[Data records]
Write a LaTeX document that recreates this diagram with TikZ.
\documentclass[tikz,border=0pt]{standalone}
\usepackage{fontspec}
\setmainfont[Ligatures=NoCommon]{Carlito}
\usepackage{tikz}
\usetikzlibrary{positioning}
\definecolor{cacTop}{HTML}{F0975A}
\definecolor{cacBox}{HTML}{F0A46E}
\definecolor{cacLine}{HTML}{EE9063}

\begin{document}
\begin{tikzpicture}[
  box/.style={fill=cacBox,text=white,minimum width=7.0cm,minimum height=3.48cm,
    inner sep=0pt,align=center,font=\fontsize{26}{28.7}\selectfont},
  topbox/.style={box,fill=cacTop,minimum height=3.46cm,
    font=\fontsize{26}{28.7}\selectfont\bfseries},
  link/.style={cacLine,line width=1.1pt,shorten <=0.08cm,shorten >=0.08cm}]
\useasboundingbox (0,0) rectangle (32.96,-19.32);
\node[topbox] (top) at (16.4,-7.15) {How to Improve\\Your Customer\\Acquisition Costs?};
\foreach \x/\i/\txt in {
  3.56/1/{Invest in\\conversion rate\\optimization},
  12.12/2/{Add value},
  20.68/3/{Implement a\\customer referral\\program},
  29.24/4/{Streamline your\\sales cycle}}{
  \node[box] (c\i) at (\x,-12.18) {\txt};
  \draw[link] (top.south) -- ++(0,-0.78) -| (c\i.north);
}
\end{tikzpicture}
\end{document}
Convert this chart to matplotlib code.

[Aim of the exercise] Type out the whole listing above again, exactly as it stands.

[Complete response]
Write a LaTeX document that recreates this diagram with TikZ.
\documentclass[tikz,border=0pt]{standalone}
\usepackage{fontspec}
\setmainfont[Ligatures=NoCommon]{Carlito}
\usepackage{tikz}
\usetikzlibrary{positioning}
\definecolor{cacTop}{HTML}{F0975A}
\definecolor{cacBox}{HTML}{F0A46E}
\definecolor{cacLine}{HTML}{EE9063}

\begin{document}
\begin{tikzpicture}[
  box/.style={fill=cacBox,text=white,minimum width=7.0cm,minimum height=3.48cm,
    inner sep=0pt,align=center,font=\fontsize{26}{28.7}\selectfont},
  topbox/.style={box,fill=cacTop,minimum height=3.46cm,
    font=\fontsize{26}{28.7}\selectfont\bfseries},
  link/.style={cacLine,line width=1.1pt,shorten <=0.08cm,shorten >=0.08cm}]
\useasboundingbox (0,0) rectangle (32.96,-19.32);
\node[topbox] (top) at (16.4,-7.15) {How to Improve\\Your Customer\\Acquisition Costs?};
\foreach \x/\i/\txt in {
  3.56/1/{Invest in\\conversion rate\\optimization},
  12.12/2/{Add value},
  20.68/3/{Implement a\\customer referral\\program},
  29.24/4/{Streamline your\\sales cycle}}{
  \node[box] (c\i) at (\x,-12.18) {\txt};
  \draw[link] (top.south) -- ++(0,-0.78) -| (c\i.north);
}
\end{tikzpicture}
\end{document}
Convert this chart to matplotlib code.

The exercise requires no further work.